The entire quadcopter is incredibly strong and ridged. I am a terrible pilot and this entire project is a gigantic wild experiment so I crashed a ton, but everything survives!
The antenna makes a huge difference, a 4" router antenna (RN-SMA4-RP) performed noticeably better than a stubby 1" antenna (RN-SMA-S-RP, yes, it is still supposed to be designed for 2.4 GHz).
I added a lanyard to the transmitter to make it easier to use and carry around.
I had no idea whether or not the motors and propellers I buy would have been strong enough. The only clues I had were other people's projects, but I didn't have any real specification data, dimensions, performance measurements, or anything like that. I just paid for the parts, design around them after taking some dimensions myself, and hope it works in the end.

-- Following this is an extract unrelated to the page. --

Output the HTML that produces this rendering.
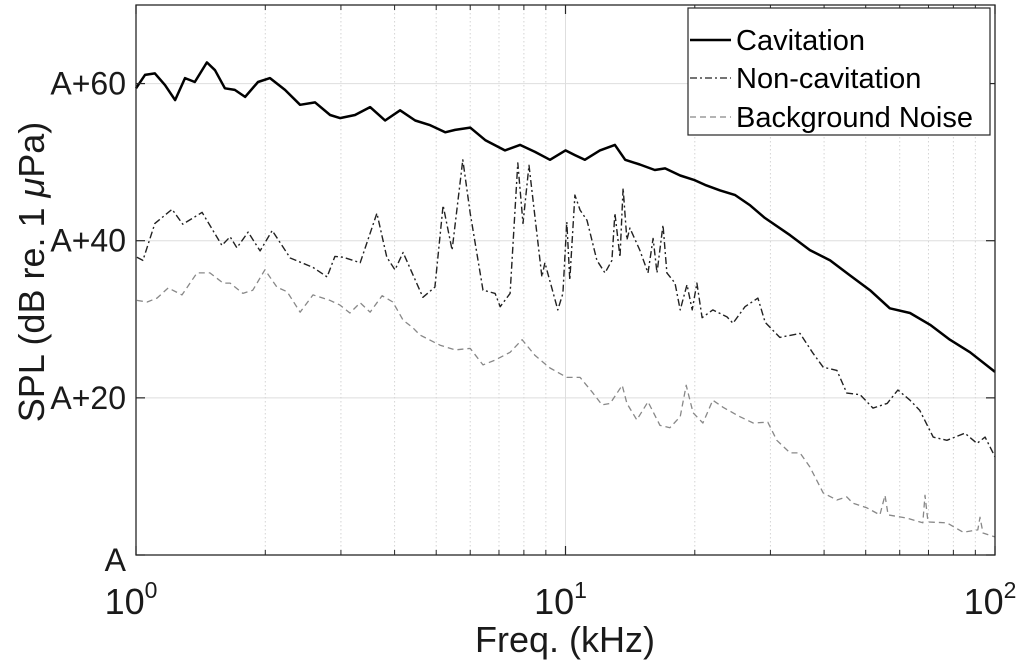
<!DOCTYPE html>
<html><head><meta charset="utf-8"><style>
html,body{margin:0;padding:0;background:#fff;}
svg{display:block;font-family:"Liberation Sans",sans-serif;}
</style></head><body>
<svg id="chart" width="1024" height="668" viewBox="0 0 1024 668" xmlns="http://www.w3.org/2000/svg">
<rect x="0" y="0" width="1024" height="668" fill="#fff"/>
<g id="grid"></g>
<g id="series"></g>
<rect x="136" y="5" width="859" height="550" fill="none" stroke="#262626" stroke-width="1.3"/>
<g id="ticks"></g>
<text x="565" y="652" font-size="36" text-anchor="middle" fill="#1a1a1a">Freq. (kHz)</text>
<text transform="translate(44,272) rotate(-90)" font-size="36" text-anchor="middle" fill="#1a1a1a">SPL (dB re. 1 <tspan font-style="italic">μ</tspan>Pa)</text>
<g>
<rect x="688" y="8" width="302" height="127" fill="#fff" stroke="#262626" stroke-width="1.2"/>
<line x1="690" y1="40" x2="731" y2="40" stroke="#000" stroke-width="2.5"/>
<text x="736" y="50" font-size="29" fill="#000">Cavitation</text>
<line x1="690" y1="78" x2="731" y2="78" stroke="#222" stroke-width="1.3" stroke-dasharray="7,3,2,3"/>
<text x="736" y="88" font-size="29" fill="#000">Non-cavitation</text>
<line x1="690" y1="117" x2="731" y2="117" stroke="#888" stroke-width="1.3" stroke-dasharray="6,4"/>
<text x="736" y="127" font-size="29" fill="#000">Background Noise</text>
</g>
</svg>
<script>
// data: log10(frequency in kHz) and SPL above A (dB)
const cavLogF = [0,.021,.044,.0675,.091,.114,.137,.165,.184,.207,.23,.254,.284,.312,.347,.382,.417,.452,.475,.51,.545,.58,.615,.65,.685,.72,.743,.778,.813,.859,.894,.929,.964,1,1.022,1.045,1.08,1.115,1.139,1.173,1.208,1.232,1.267,1.301,1.325,1.36,1.395,1.43,1.464,1.523,1.569,1.616,1.662,1.709,1.755,1.802,1.849,1.895,1.942,2];
const cavDb = [59.4,61.1,61.3,59.8,57.9,60.7,60.2,62.7,61.7,59.4,59.2,58.3,60.2,60.7,59.2,57.3,57.6,56.0,55.6,56.0,57.0,55.3,56.6,55.3,54.7,53.8,54.1,54.4,52.8,51.5,52.2,51.3,50.3,51.5,50.9,50.3,51.5,52.2,50.3,49.7,49.0,49.2,48.3,47.7,47.1,46.4,45.8,44.5,42.9,40.7,38.8,37.5,35.6,33.7,31.4,30.8,29.3,27.4,25.8,23.3];
const nonLogF = [.002,.016,.044,.084,.109,.154,.200,.219,.235,.261,.289,.317,.359,.412,.445,.463,.482,.522,.561,.584,.603,.622,.668,.696,.715,.736,.761,.778,.808,.836,.848,.871,.889,.901,.915,.945,.952,.982,.994,1.003,1.010,1.022,1.034,1.050,1.073,1.092,1.108,1.115,1.127,1.134,1.143,1.150,1.173,1.192,1.204,1.213,1.227,1.236,1.255,1.267,1.283,1.295,1.306,1.318,1.343,1.376,1.390,1.418,1.448,1.465,1.499,1.546,1.576,1.600,1.632,1.655,1.686,1.716,1.749,1.774,1.802,1.825,1.856,1.888,1.930,1.958,1.977,2.000];
const nonDb = [37.9,37.5,42.2,44.0,42.1,43.6,39.4,40.5,39.1,41.1,38.7,41.3,37.8,36.6,35.4,38.0,37.9,37.2,43.5,37.9,36.3,38.5,32.8,34.1,44.5,38.8,50.3,43.5,33.7,33.3,31.6,33.3,49.9,42.2,49.6,35.4,37.2,31.2,33.3,42.4,35.0,45.8,43.9,42.6,37.5,35.9,37.5,43.5,37.9,46.7,40.1,41.6,38.8,35.9,40.3,35.9,42.0,35.9,34.6,31.2,34.4,31.2,34.6,30.2,31.2,30.3,29.5,31.6,32.7,29.6,27.7,28.2,25.7,23.9,23.5,20.6,20.4,18.7,19.3,21.0,19.7,18.4,15.0,14.6,15.5,14.2,15.0,12.5];
const bgLogF = [.002,.026,.049,.075,.107,.142,.172,.203,.219,.249,.272,.300,.328,.352,.382,.412,.452,.475,.498,.522,.545,.573,.598,.622,.645,.661,.708,.743,.778,.808,.836,.871,.899,.929,.964,1.003,1.034,1.064,1.085,1.104,1.132,1.143,1.166,1.192,1.220,1.243,1.267,1.281,1.297,1.320,1.343,1.367,1.406,1.437,1.471,1.492,1.523,1.546,1.569,1.600,1.632,1.655,1.669,1.702,1.732,1.744,1.751,1.795,1.832,1.837,1.844,1.888,1.926,1.960,1.965,1.972,2.000];
const bgDb = [32.4,32.2,32.7,34.0,33.1,35.9,35.9,34.6,34.6,33.3,33.7,36.3,34.1,33.5,30.9,33.1,32.4,31.8,30.8,32.1,30.9,33.0,32.2,29.9,28.9,28.0,26.7,26.1,26.3,24.2,24.8,25.8,27.4,25.4,23.8,22.6,22.6,20.6,19.1,19.3,21.6,19.3,17.2,19.5,16.5,16.2,17.6,21.6,18.1,16.8,19.7,18.8,17.6,16.8,16.9,14.6,13.0,13.0,11.2,7.9,7.0,7.4,6.6,6.0,5.1,7.6,5.1,4.7,4.1,7.6,4.2,4.1,2.9,3.2,4.8,2.8,2.3];
const yTicks = [0,20,40,60];
const yTickLabels = ["A","A+20","A+40","A+60"];
const xDecades = [0,1,2];

const X0=136, X1=995, Y0=555, Y1=5, YMAX=70;
const sx = l => X0 + (X1-X0)*l/2;
const sy = v => Y0 - (Y0-Y1)*v/YMAX;
const NS="http://www.w3.org/2000/svg";
function mk(tag, parent){const e=document.createElementNS(NS,tag);parent.appendChild(e);return e;}
const grid=document.getElementById('grid'), ticks=document.getElementById('ticks'), series=document.getElementById('series');

yTicks.forEach((v,i)=>{
  if(v>0){const g=mk('line',grid);
  
  
  g.setAttribute('x1',X0);g.setAttribute('x2',X1);g.setAttribute('y1',sy(v));g.setAttribute('y2',sy(v));
  g.setAttribute('stroke','#dedede');g.setAttribute('stroke-width','1');}
  [[X0,X0+9],[X1-9,X1]].forEach(p=>{const t=mk('line',ticks);
    
    
    t.setAttribute('x1',p[0]);t.setAttribute('x2',p[1]);t.setAttribute('y1',sy(v));t.setAttribute('y2',sy(v));
    t.setAttribute('stroke','#262626');t.setAttribute('stroke-width','1.2');});
  const lb=mk('text',ticks);
  
  
  lb.setAttribute('x',126);lb.setAttribute('y',sy(v)+(v===0?16:11));lb.setAttribute('text-anchor','end');
  lb.setAttribute('font-size','32');lb.setAttribute('fill','#1a1a1a');lb.textContent=yTickLabels[i];
});
for(let d=0;d<2;d++){for(let m=2;m<=9;m++){const l=d+Math.log10(m);const x=sx(l);
  const g=mk('line',grid);
  
  
  g.setAttribute('x1',x);g.setAttribute('x2',x);g.setAttribute('y1',Y1);g.setAttribute('y2',Y0);
  g.setAttribute('stroke','#d4d4d4');g.setAttribute('stroke-width','1');g.setAttribute('stroke-dasharray','1.5,2.5');
  [[Y0,Y0-5],[Y1,Y1+5]].forEach(p=>{const t=mk('line',ticks);
    
    
    t.setAttribute('x1',x);t.setAttribute('x2',x);t.setAttribute('y1',p[0]);t.setAttribute('y2',p[1]);
    t.setAttribute('stroke','#262626');t.setAttribute('stroke-width','1');});}}
xDecades.forEach(d=>{const x=sx(d);
  if(d===1){const g=mk('line',grid);
    
    
    g.setAttribute('x1',x);g.setAttribute('x2',x);g.setAttribute('y1',Y1);g.setAttribute('y2',Y0);
    g.setAttribute('stroke','#dedede');g.setAttribute('stroke-width','1');}
  [[Y0,Y0-9],[Y1,Y1+9]].forEach(p=>{const t=mk('line',ticks);
    
    
    t.setAttribute('x1',x);t.setAttribute('x2',x);t.setAttribute('y1',p[0]);t.setAttribute('y2',p[1]);
    t.setAttribute('stroke','#262626');t.setAttribute('stroke-width','1.2');});
  const lb=mk('text',ticks);
  
  
  lb.setAttribute('x',x-5);lb.setAttribute('y',614);lb.setAttribute('text-anchor','middle');
  lb.setAttribute('font-size','36');lb.setAttribute('fill','#1a1a1a');
  lb.innerHTML='10<tspan font-size="23" dy="-16">'+d+'</tspan>';
});
function path(lx,vy,name,stroke,w,dash){
  const p=mk('path',series);
  
  
  p.setAttribute('d',lx.map((l,i)=>(i?'L':'M')+sx(l).toFixed(1)+','+sy(vy[i]).toFixed(1)).join(''));
  p.setAttribute('fill','none');p.setAttribute('stroke',stroke);p.setAttribute('stroke-width',w);
  p.setAttribute('stroke-linejoin','round');
  if(dash)p.setAttribute('stroke-dasharray',dash);
}
path(bgLogF,bgDb,'background-noise-line','#888',1.3,'6,4');
path(nonLogF,nonDb,'non-cavitation-line','#222',1.4,'7,3,2,3');
path(cavLogF,cavDb,'cavitation-line','#000',2.5,null);
</script>
</body></html>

There appears to be a command to the MPU-6000 that disables the I2C interface. Funny story: I copied code for the MPU-6000 from another project that used SPI instead of I2C, and did not remove that particular command. The MPU-6000, after initialization, stopped responding to its own address on the I2C bus and caused me to suspect a bad sensor... In a panic, I used a heat gun to remove the chip (and melting a nearby JST connector housing). Then I realized my stupid mistake after replacing it with a new chip and did an I2C address scan.
Funny thing about the low battery detection... The battery voltage would appear fine, but if the battery is drained and all four motors energize, the internal resistance of the battery combined with the sudden massive current draw might actually cause the voltage to drop so low such that the microcontroller resets. This sort of makes the low battery detection feature useless on the quadcopter circuit.